How can I give a unique id for each transmitter ?

Thread Starter

Dohab

Joined Oct 17, 2009
9
I don´t know where you read that, but I don´t really think that´s true. The practical distance depends on the sensitivity of the receiver and reflections in the room.
as a beginner or less, I was looking in tutorials sites :D

You definitely need some kind of receiver in the transmitters, because you need to get some kind of synchronisation between them, to make them all send at the same time.
You could use infrared light instead of RF for the trigger, but that will again introduce risk of blocking the sensor and not firing when it should.
I was planning to deal with each transmitter as if it transmits alone, then later in a " Reader " program, I will place them depending on how far they were from the 3 receivers.
that was my idea when I thought of using the same frequency anyway.

For making them send at the same time, I was thinking of using one chip of 555 which is connected to them, don't you agree?

as you explained, Infrared is useless in our case.

If you want to give this a try, make two ultrasound transmitters, each generating some kind of tone, and try to receive it with one receiver.

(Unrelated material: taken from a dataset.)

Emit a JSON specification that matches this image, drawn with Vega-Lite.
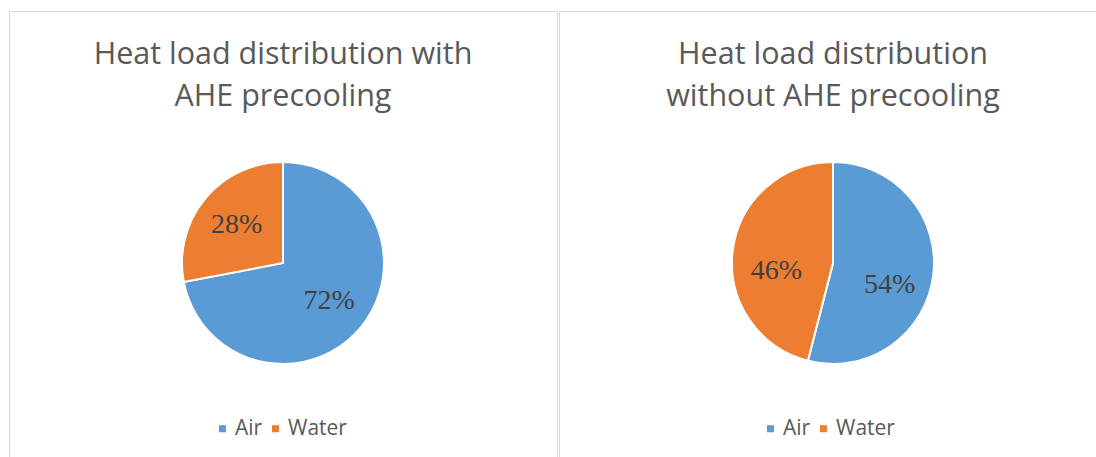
{
  "$schema": "https://vega.github.io/schema/vega-lite/v6.json",
  "padding": {"left": 8, "top": 10, "right": 0, "bottom": 0},
  "background": "white",
  "spacing": 0,
  "config": {
    "view": {"stroke": "#d9d9d9", "strokeWidth": 1},
    "title": {"font": "Open Sans", "fontSize": 30.5, "fontWeight": "normal", "color": "#595959", "lineHeight": 42, "offset": -101, "anchor": "middle"},
    "legend": {"labelFont": "Open Sans", "labelFontSize": 21, "labelColor": "#595959", "symbolType": "square", "symbolSize": 50, "symbolStrokeWidth": 0, "columnPadding": 2, "symbolOffset": 0, "labelOffset": 2}
  },
  "datasets": {
    "with": [
      {"category": "Air", "share": 0.72},
      {"category": "Water", "share": 0.28}
    ],
    "without": [
      {"category": "Air", "share": 0.54},
      {"category": "Water", "share": 0.46}
    ]
  },
  "resolve": {"legend": {"color": "independent"}, "scale": {"color": "independent", "theta": "independent"}},
  "hconcat": [
    {
      "width": 548,
      "height": 504,
      "view": {"stroke": "#d9d9d9"},
      "title": {"text": ["Heat load distribution with", "AHE precooling"]},
      "data": {"name": "with"},
      "encoding": {
        "theta": {"field": "share", "type": "quantitative", "stack": true},
        "order": {"field": "category", "sort": "ascending"},
        "color": {"field": "category", "type": "nominal", "scale": {"domain": ["Air", "Water"], "range": ["#5B9BD5", "#ED7D31"]},
          "legend": {"title": null, "orient": "none", "direction": "horizontal", "legendX": 203, "legendY": 407}}
      },
      "layer": [
        {"mark": {"type": "arc", "outerRadius": 101, "stroke": "white", "strokeWidth": 2}},
        {"mark": {"type": "text", "radius": 60, "font": "Liberation Serif", "fontSize": 28},
         "encoding": {"text": {"field": "share", "type": "quantitative", "format": ".0%"}, "detail": {"field": "category"}, "color": {"value": "#404040"}}}
      ]
    },
    {
      "width": 548,
      "height": 504,
      "view": {"stroke": "#d9d9d9"},
      "title": {"text": ["Heat load distribution", "without AHE precooling"]},
      "data": {"name": "without"},
      "encoding": {
        "theta": {"field": "share", "type": "quantitative", "stack": true},
        "order": {"field": "category", "sort": "ascending"},
        "color": {"field": "category", "type": "nominal", "scale": {"domain": ["Air", "Water"], "range": ["#5B9BD5", "#ED7D31"]},
          "legend": {"title": null, "orient": "none", "direction": "horizontal", "legendX": 201, "legendY": 407}}
      },
      "layer": [
        {"mark": {"type": "arc", "outerRadius": 101, "stroke": "white", "strokeWidth": 2}},
        {"mark": {"type": "text", "radius": 57, "dy": 15, "font": "Liberation Serif", "fontSize": 28},
         "encoding": {"text": {"field": "share", "type": "quantitative", "format": ".0%"}, "detail": {"field": "category"}, "color": {"value": "#404040"}}}
      ]
    }
  ]
}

To keep it simple, connect the transmitter by wires, place them at a typical distance from the receiver, and start trying to distinguish which one came first, and the exact times of arrival for each one.
I'll try that indeed.

But you have to excuse me,
What did you mean by " kind of tone " ?
I don't understand how can I tell which tone is belong to which transmitter?

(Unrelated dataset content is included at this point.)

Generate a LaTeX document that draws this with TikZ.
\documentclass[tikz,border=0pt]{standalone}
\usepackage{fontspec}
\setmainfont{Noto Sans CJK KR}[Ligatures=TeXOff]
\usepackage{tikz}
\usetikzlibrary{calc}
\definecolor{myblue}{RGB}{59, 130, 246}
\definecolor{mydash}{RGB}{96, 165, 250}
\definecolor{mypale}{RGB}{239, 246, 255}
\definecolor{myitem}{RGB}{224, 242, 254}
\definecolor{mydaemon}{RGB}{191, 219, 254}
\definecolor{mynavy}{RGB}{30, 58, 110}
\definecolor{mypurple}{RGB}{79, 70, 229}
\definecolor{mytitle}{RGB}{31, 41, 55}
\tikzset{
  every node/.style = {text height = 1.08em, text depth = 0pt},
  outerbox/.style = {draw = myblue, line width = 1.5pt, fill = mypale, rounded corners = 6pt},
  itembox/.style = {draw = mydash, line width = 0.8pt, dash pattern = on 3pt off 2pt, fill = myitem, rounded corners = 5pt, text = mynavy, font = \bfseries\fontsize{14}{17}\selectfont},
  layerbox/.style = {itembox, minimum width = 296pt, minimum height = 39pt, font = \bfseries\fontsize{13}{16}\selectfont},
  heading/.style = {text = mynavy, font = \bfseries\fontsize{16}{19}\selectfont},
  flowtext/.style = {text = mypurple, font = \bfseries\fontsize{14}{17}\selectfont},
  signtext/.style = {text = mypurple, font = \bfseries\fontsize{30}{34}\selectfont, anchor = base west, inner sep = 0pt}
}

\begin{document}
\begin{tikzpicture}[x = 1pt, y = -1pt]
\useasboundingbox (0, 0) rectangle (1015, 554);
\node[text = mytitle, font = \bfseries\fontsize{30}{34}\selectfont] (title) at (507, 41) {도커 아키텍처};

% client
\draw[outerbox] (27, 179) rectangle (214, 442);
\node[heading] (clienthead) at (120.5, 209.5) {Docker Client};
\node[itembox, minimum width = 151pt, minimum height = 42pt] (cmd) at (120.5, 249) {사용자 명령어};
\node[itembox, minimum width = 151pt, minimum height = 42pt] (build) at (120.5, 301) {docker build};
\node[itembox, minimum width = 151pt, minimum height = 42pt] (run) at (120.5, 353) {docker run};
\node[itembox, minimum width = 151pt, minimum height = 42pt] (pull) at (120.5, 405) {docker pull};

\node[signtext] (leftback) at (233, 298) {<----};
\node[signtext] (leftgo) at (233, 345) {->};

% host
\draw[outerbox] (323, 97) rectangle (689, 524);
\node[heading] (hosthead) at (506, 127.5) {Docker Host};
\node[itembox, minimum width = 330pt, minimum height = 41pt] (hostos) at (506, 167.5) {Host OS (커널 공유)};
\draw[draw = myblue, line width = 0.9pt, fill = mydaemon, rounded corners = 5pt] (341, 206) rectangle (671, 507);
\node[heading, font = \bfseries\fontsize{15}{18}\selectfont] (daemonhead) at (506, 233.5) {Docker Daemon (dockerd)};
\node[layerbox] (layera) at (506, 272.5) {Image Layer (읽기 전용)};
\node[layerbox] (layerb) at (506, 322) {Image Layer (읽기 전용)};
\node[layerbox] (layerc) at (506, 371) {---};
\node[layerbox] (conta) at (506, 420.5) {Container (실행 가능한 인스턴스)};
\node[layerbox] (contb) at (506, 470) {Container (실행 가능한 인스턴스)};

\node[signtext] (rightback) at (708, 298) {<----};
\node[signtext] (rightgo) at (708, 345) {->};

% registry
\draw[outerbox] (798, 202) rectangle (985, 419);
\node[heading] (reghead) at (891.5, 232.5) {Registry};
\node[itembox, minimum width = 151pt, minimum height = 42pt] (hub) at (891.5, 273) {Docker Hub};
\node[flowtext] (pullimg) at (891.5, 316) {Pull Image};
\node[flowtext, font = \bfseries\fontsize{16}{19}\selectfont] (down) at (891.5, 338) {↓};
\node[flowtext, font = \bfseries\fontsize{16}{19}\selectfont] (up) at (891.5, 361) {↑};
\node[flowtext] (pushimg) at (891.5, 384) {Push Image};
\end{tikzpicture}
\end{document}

BTW: Is there any quick yet perfect explanation about encoding/decoding Subject, and how can it be done?
I've looked everywhere!

thanks a lot.
 

kubeek

Joined Sep 20, 2005
5,794
Not soure about the frequency band of the transmitter-receiver pair, but you can try for example one transmitting a burst of sine wave at 25khz and the other at 1ms later 35khz. On the receiver you get a mix of the two frequencies, and you need to find if it is possible to tell the time each arrived. Then you have to find how close apart the waves can be, how close to perfection you can get this.

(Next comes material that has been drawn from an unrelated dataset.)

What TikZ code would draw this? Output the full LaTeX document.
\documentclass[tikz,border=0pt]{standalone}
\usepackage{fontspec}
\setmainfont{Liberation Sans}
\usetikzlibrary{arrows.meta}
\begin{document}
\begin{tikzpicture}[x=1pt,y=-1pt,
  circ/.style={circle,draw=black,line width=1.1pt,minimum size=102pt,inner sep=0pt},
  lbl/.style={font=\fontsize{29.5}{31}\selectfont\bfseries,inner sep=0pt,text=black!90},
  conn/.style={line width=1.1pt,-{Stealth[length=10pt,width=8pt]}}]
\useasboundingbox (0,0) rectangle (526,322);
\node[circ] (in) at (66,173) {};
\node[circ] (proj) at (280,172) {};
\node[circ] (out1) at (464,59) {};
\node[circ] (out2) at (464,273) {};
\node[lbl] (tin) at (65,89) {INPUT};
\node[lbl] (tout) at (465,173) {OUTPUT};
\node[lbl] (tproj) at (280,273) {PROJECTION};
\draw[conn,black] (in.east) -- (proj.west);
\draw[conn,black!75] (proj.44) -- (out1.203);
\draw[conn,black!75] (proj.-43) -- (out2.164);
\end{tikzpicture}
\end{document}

The 555 timer will never get the needed accuracy, and not even a crystall oscillator will make all the transmitters transmit at the exact same time, or just a few us apart. You need to provide some sychronisation to be able to tell the distance.

ETA: now I thought that you don´t actually need to have them all transmit at the same time, you can have them transmitting in a sequence, by sending a request to each one to start transmitting. But a receiver is a necessity anyway.